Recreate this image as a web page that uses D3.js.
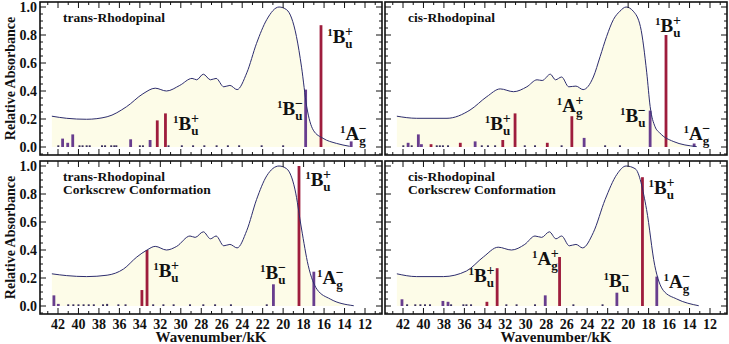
<!DOCTYPE html>
<html>
<head>
<meta charset="utf-8">
<script src="https://cdn.jsdelivr.net/npm/d3@7"></script>
<style>
    body { margin: 0; background: #fff; }
    text { font-family: "Liberation Serif", "Times New Roman", serif; font-weight: bold; fill: #111; }
</style>
</head>
<body>
<div id="wrapper"></div>
<script>
// ---- data (wavenumber in kK, relative absorbance) ----
// trans-Rhodopinal
const transCurveWn = [42.6, 41.15, 39.2, 37.2, 35.3, 33.7, 32.5, 31.4, 30.1, 28.9, 28.45, 27.8, 27.1, 26.55, 25.8, 25.2, 24.5, 23.55, 22.6, 21.6, 20.4, 19.65, 18.7, 18.2, 17.7, 17.05, 16.1, 14.8, 13.5];
const transCurveAbs = [0.22, 0.205, 0.198, 0.216, 0.288, 0.38, 0.42, 0.40, 0.44, 0.49, 0.48, 0.52, 0.48, 0.49, 0.43, 0.44, 0.41, 0.53, 0.74, 0.91, 1.0, 0.98, 0.79, 0.57, 0.29, 0.12, 0.062, 0.026, 0.005];
const transBarWn = [41.97, 41.55, 41.05, 40.56, 39.9, 39.6, 39.2, 38.9, 37.7, 37.4, 36.8, 36.5, 36.3, 34.9, 34.0, 33.7, 33.0, 32.3, 31.5, 31.2, 29.9, 28.8, 27.7, 26.5, 25.4, 24.3, 22.1, 20.0, 17.8, 16.3, 13.35];
const transBarHeight = [0.012, 0.06, 0.03, 0.09, 0.012, 0.012, 0.012, 0.012, 0.012, 0.012, 0.012, 0.012, 0.012, 0.055, 0.012, 0.012, 0.05, 0.19, 0.24, 0.012, 0.012, 0.012, 0.012, 0.012, 0.012, 0.012, 0.012, 0.012, 0.41, 0.87, 0.04];
const transBarKind = ["d", "m", "m", "m", "d", "d", "d", "d", "d", "d", "d", "d", "d", "m", "d", "d", "m", "p", "p", "d", "d", "d", "d", "d", "d", "d", "d", "d", "m", "p", "m"];
const transLabels = [
    { letter: "B", sub: "u", sign: "+", wn: 30.76, abs: 0.12 },
    { letter: "B", sub: "u", sign: "−", wn: 20.6, abs: 0.23 },
    { letter: "B", sub: "u", sign: "+", wn: 15.7, abs: 0.74 },
    { letter: "A", sub: "g", sign: "−", wn: 14.45, abs: 0.05 },
];

// cis-Rhodopinal
const cisCurveWn = [42.6, 40.66, 37.7, 35.45, 33.8, 32.5, 31.2, 29.9, 28.9, 28.4, 27.6, 27.1, 26.5, 25.8, 25.1, 24.4, 23.4, 22.74, 22.1, 21.44, 20.8, 20.2, 19.5, 18.8, 18.18, 17.85, 17.37, 16.9, 15.6, 13.3];
const cisCurveAbs = [0.22, 0.205, 0.205, 0.264, 0.36, 0.415, 0.395, 0.43, 0.48, 0.475, 0.52, 0.48, 0.50, 0.43, 0.435, 0.41, 0.50, 0.645, 0.79, 0.91, 0.97, 1.0, 0.97, 0.86, 0.53, 0.29, 0.145, 0.10, 0.04, 0.003];
const cisBarWn = [41.97, 41.5, 41.15, 40.5, 40.2, 39.26, 38.7, 38.4, 38.1, 37.6, 36.4, 34.95, 34.3, 33.7, 33.0, 32.25, 31.05, 30.1, 29.1, 27.9, 26.5, 25.5, 24.3, 22.25, 20.8, 17.85, 16.3, 13.55];
const cisBarHeight = [0.012, 0.03, 0.012, 0.09, 0.02, 0.02, 0.012, 0.012, 0.012, 0.012, 0.03, 0.04, 0.012, 0.012, 0.012, 0.05, 0.24, 0.012, 0.012, 0.03, 0.012, 0.22, 0.065, 0.012, 0.012, 0.26, 0.80, 0.025];
const cisBarKind = ["d", "m", "d", "m", "m", "p", "d", "d", "d", "d", "p", "m", "d", "d", "d", "p", "p", "d", "d", "p", "d", "p", "m", "d", "d", "m", "p", "m"];
const cisLabels = [
    { letter: "B", sub: "u", sign: "+", wn: 34.0, abs: 0.12 },
    { letter: "A", sub: "g", sign: "+", wn: 26.97, abs: 0.25 },
    { letter: "B", sub: "u", sign: "−", wn: 20.8, abs: 0.18 },
    { letter: "B", sub: "u", sign: "+", wn: 17.37, abs: 0.82 },
    { letter: "A", sub: "g", sign: "−", wn: 14.6, abs: 0.05 },
];

// trans-Rhodopinal, corkscrew conformation
const transCorkCurveWn = [42.6, 41.15, 39.2, 37.2, 35.6, 34.3, 33.3, 32.5, 31.4, 30.4, 29.1, 28.6, 27.8, 27.1, 26.55, 25.8, 25.2, 24.5, 23.55, 22.6, 21.6, 20.4, 19.65, 18.85, 18.2, 17.55, 16.7, 15.4, 13.1];
const transCorkCurveAbs = [0.23, 0.217, 0.21, 0.22, 0.264, 0.35, 0.40, 0.426, 0.40, 0.426, 0.50, 0.49, 0.53, 0.48, 0.50, 0.43, 0.44, 0.415, 0.54, 0.76, 0.93, 1.0, 0.98, 0.835, 0.55, 0.29, 0.12, 0.05, 0.002];
const transCorkBarWn = [42.4, 41.97, 41.0, 40.5, 40.0, 39.5, 39.0, 38.5, 37.6, 37.2, 36.1, 35.4, 33.8, 33.3, 32.7, 31.7, 30.7, 29.1, 27.8, 26.65, 25.1, 21.6, 20.95, 18.45, 17.0];
const transCorkBarHeight = [0.076, 0.015, 0.012, 0.012, 0.012, 0.012, 0.012, 0.012, 0.012, 0.015, 0.012, 0.012, 0.114, 0.40, 0.012, 0.012, 0.012, 0.012, 0.012, 0.012, 0.012, 0.012, 0.155, 1.0, 0.245];
const transCorkBarKind = ["m", "m", "d", "d", "d", "d", "d", "d", "d", "d", "d", "d", "p", "p", "d", "d", "d", "d", "d", "d", "d", "d", "m", "p", "m"];
const transCorkLabels = [
    { letter: "B", sub: "u", sign: "+", wn: 17.85, abs: 0.86 },
    { letter: "B", sub: "u", sign: "+", wn: 32.7, abs: 0.205 },
    { letter: "B", sub: "u", sign: "−", wn: 22.25, abs: 0.19 },
    { letter: "A", sub: "g", sign: "−", wn: 16.7, abs: 0.157 },
];

// cis-Rhodopinal, corkscrew conformation
const cisCorkCurveWn = [42.6, 40.66, 38.06, 35.8, 34.15, 32.7, 31.4, 30.1, 29.1, 28.45, 27.7, 27.05, 26.5, 25.75, 25.1, 24.45, 23.4, 22.25, 21.1, 20.2, 19.3, 18.2, 17.4, 16.55, 15.25, 13.1];
const cisCorkCurveAbs = [0.23, 0.21, 0.21, 0.25, 0.35, 0.42, 0.40, 0.44, 0.50, 0.49, 0.53, 0.48, 0.50, 0.43, 0.44, 0.415, 0.525, 0.76, 0.94, 1.0, 0.98, 0.69, 0.29, 0.11, 0.05, 0.002];
const cisCorkBarWn = [42.1, 41.6, 40.8, 40.3, 39.85, 39.36, 38.1, 37.6, 37.3, 36.1, 35.8, 35.35, 33.8, 32.8, 31.9, 30.9, 29.1, 28.1, 26.7, 25.35, 22.5, 21.1, 18.6, 17.2];
const cisCorkBarHeight = [0.048, 0.012, 0.012, 0.012, 0.012, 0.012, 0.036, 0.03, 0.012, 0.012, 0.012, 0.012, 0.03, 0.27, 0.012, 0.012, 0.012, 0.076, 0.35, 0.012, 0.012, 0.095, 0.92, 0.21];
const cisCorkBarKind = ["m", "d", "d", "d", "d", "d", "m", "m", "d", "d", "d", "d", "p", "p", "d", "d", "d", "m", "p", "d", "d", "m", "p", "m"];
const cisCorkLabels = [
    { letter: "B", sub: "u", sign: "+", wn: 18.0, abs: 0.80 },
    { letter: "A", sub: "g", sign: "+", wn: 29.4, abs: 0.29 },
    { letter: "B", sub: "u", sign: "+", wn: 35.6, abs: 0.175 },
    { letter: "B", sub: "u", sign: "−", wn: 22.4, abs: 0.134 },
    { letter: "A", sub: "g", sign: "−", wn: 16.55, abs: 0.126 },
];

const xTickValues = [42, 40, 38, 36, 34, 32, 30, 28, 26, 24, 22, 20, 18, 16, 14, 12];
const yTickValues = [0, 0.2, 0.4, 0.6, 0.8, 1.0];

function draw() {
    const width = 729;
    const height = 344;
    const frameWidth = 342;
    const frameHeight = 153;
    const colX = [40, 385];
    const rowY = [2, 161];

    const kindColor = { p: "#9e1d3d", m: "#683d8e", d: "#3a2f5e" };

    const svg = d3.select("#wrapper")
        .append("svg")
        .attr("width", width)
        .attr("height", height);

    const panels = [
        { title: ["trans-Rhodopinal"], wn: transCurveWn, abs: transCurveAbs, barWn: transBarWn, barH: transBarHeight, barK: transBarKind, labels: transLabels, col: 0, row: 0 },
        { title: ["cis-Rhodopinal"], wn: cisCurveWn, abs: cisCurveAbs, barWn: cisBarWn, barH: cisBarHeight, barK: cisBarKind, labels: cisLabels, col: 1, row: 0 },
        { title: ["trans-Rhodopinal", "Corkscrew Conformation"], wn: transCorkCurveWn, abs: transCorkCurveAbs, barWn: transCorkBarWn, barH: transCorkBarHeight, barK: transCorkBarKind, labels: transCorkLabels, col: 0, row: 1 },
        { title: ["cis-Rhodopinal", "Corkscrew Conformation"], wn: cisCorkCurveWn, abs: cisCorkCurveAbs, barWn: cisCorkBarWn, barH: cisCorkBarHeight, barK: cisCorkBarKind, labels: cisCorkLabels, col: 1, row: 1 },
    ];

    panels.forEach(p => {
        const x0 = colX[p.col];
        const y0 = rowY[p.row];
        const xScale = d3.scaleLinear().domain([42, 12]).range([x0 + 18, x0 + 325]);
        const yScale = d3.scaleLinear().domain([0, 1]).range([y0 + 145, y0 + 5]);
        const g = svg.append("g");

        // area + curve
        const pts = p.wn.map((w, i) => [w, p.abs[i]]);
        const area = d3.area()
            .x(d => xScale(d[0]))
            .y0(yScale(0))
            .y1(d => yScale(d[1]))
            .curve(d3.curveMonotoneX);
        const line = d3.line()
            .x(d => xScale(d[0]))
            .y(d => yScale(d[1]))
            .curve(d3.curveMonotoneX);
        g.append("path").attr("d", area(pts)).attr("fill", "#fdfce8");

        // transitions
        const bars = p.barWn.map((w, i) => ({ wn: w, h: p.barH[i], k: p.barK[i] }));
        g.selectAll(".bar")
            .data(bars)
            .enter()
            .append("rect")
            .attr("class", "bar")
            .attr("x", d => xScale(d.wn) - (d.k === "d" ? 1 : 1.4))
            .attr("width", d => d.k === "d" ? 2 : 2.8)
            .attr("y", d => yScale(d.h))
            .attr("height", d => yScale(0) - yScale(d.h))
            .attr("fill", d => kindColor[d.k]);

        g.append("path").attr("d", line(pts))
            .attr("fill", "none")
            .attr("stroke", "#2d2d6e")
            .attr("stroke-width", 1);

        // frame
        g.append("rect")
            .attr("x", x0).attr("y", y0)
            .attr("width", frameWidth).attr("height", frameHeight)
            .attr("fill", "none").attr("stroke", "#111").attr("stroke-width", 1.6);

        // ticks (inward)
        const xTicks = d3.range(11, 44);
        const yTicks = d3.range(-1, 21).map(i => i * 0.05);
        const tickG = g.append("g").attr("stroke", "#111").attr("stroke-width", 1);
        xTicks.forEach(t => {
            const len = t % 2 === 0 ? 6 : 3;
            const xx = xScale(t);
            tickG.append("line").attr("x1", xx).attr("x2", xx).attr("y1", y0 + frameHeight).attr("y2", y0 + frameHeight - len);
            tickG.append("line").attr("x1", xx).attr("x2", xx).attr("y1", y0).attr("y2", y0 + len);
        });
        yTicks.forEach((t, i) => {
            const len = (i - 1) % 4 === 0 ? 6 : 3;
            const yy = yScale(t);
            tickG.append("line").attr("x1", x0).attr("x2", x0 + len).attr("y1", yy).attr("y2", yy);
            tickG.append("line").attr("x1", x0 + frameWidth).attr("x2", x0 + frameWidth - len).attr("y1", yy).attr("y2", yy);
        });

        // tick labels
        if (p.col === 0) {
            g.selectAll(".ylab")
                .data(yTickValues)
                .enter()
                .append("text")
                .attr("x", x0 - 3)
                .attr("y", d => yScale(d) + 5)
                .attr("text-anchor", "end")
                .style("font-size", "14px")
                .text(d => d3.format(".1f")(d));
            g.append("text")
                .attr("transform", `translate(15,${y0 + frameHeight / 2}) rotate(-90)`)
                .attr("text-anchor", "middle")
                .style("font-size", "14px")
                .text("Relative Absorbance");
        }
        if (p.row === 1) {
            g.selectAll(".xlab")
                .data(xTickValues)
                .enter()
                .append("text")
                .attr("x", d => xScale(d))
                .attr("y", y0 + frameHeight + 15)
                .attr("text-anchor", "middle")
                .style("font-size", "14px")
                .text(d => d);
            g.append("text")
                .attr("x", x0 + frameWidth / 2)
                .attr("y", 342)
                .attr("text-anchor", "middle")
                .style("font-size", "15px")
                .text("Wavenumber/kK");
        }

        // title
        p.title.forEach((t, i) => {
            g.append("text")
                .attr("x", x0 + 23)
                .attr("y", y0 + 20 + i * 13)
                .style("font-size", "13.5px")
                .text(t);
        });

        // state labels: ¹B with stacked subscript and sign, in one text element
        p.labels.forEach(l => {
            const txt = g.append("text")
                .attr("x", xScale(l.wn))
                .attr("y", yScale(l.abs));
            txt.append("tspan").attr("dy", -7).style("font-size", "11px").text("1");
            txt.append("tspan").attr("dy", 7).style("font-size", "19px").text(l.letter);
            txt.append("tspan").attr("dy", 5).style("font-size", "13px").text(l.sub);
            txt.append("tspan")
                .attr("dx", l.sub === "g" ? -7 : -7.5)
                .attr("dy", -12)
                .style("font-size", "14px")
                .text(l.sign);
        });
    });
}

draw();
</script>
</body>
</html>
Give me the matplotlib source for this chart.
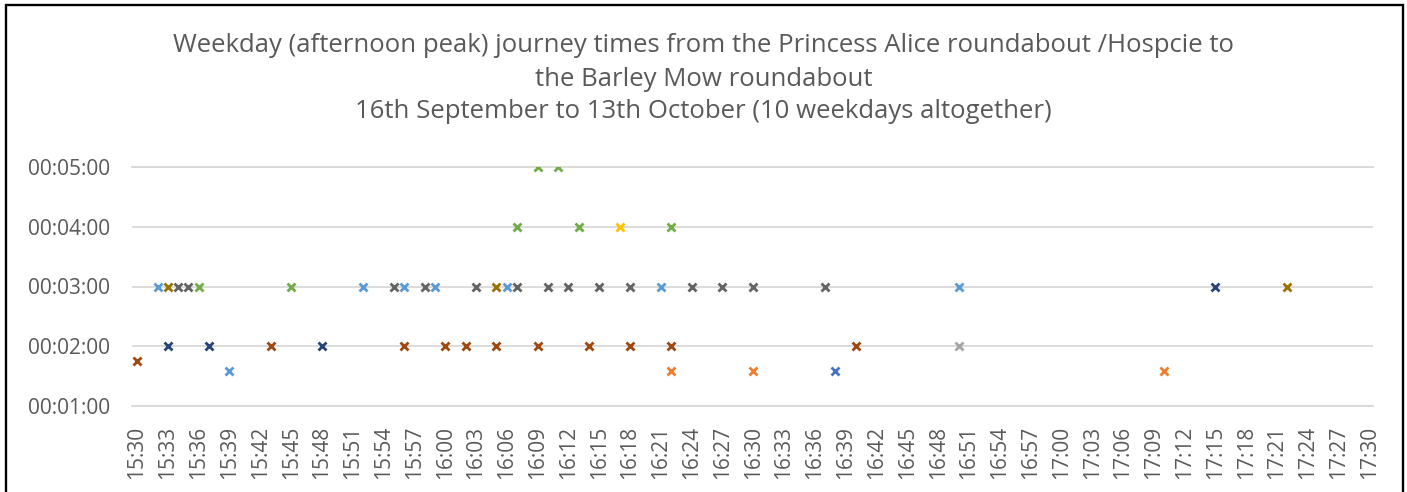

####################

## Instructions for the task
Count how many lines include the string "this". Nothing but the number is needed.

## Answer to the problem
2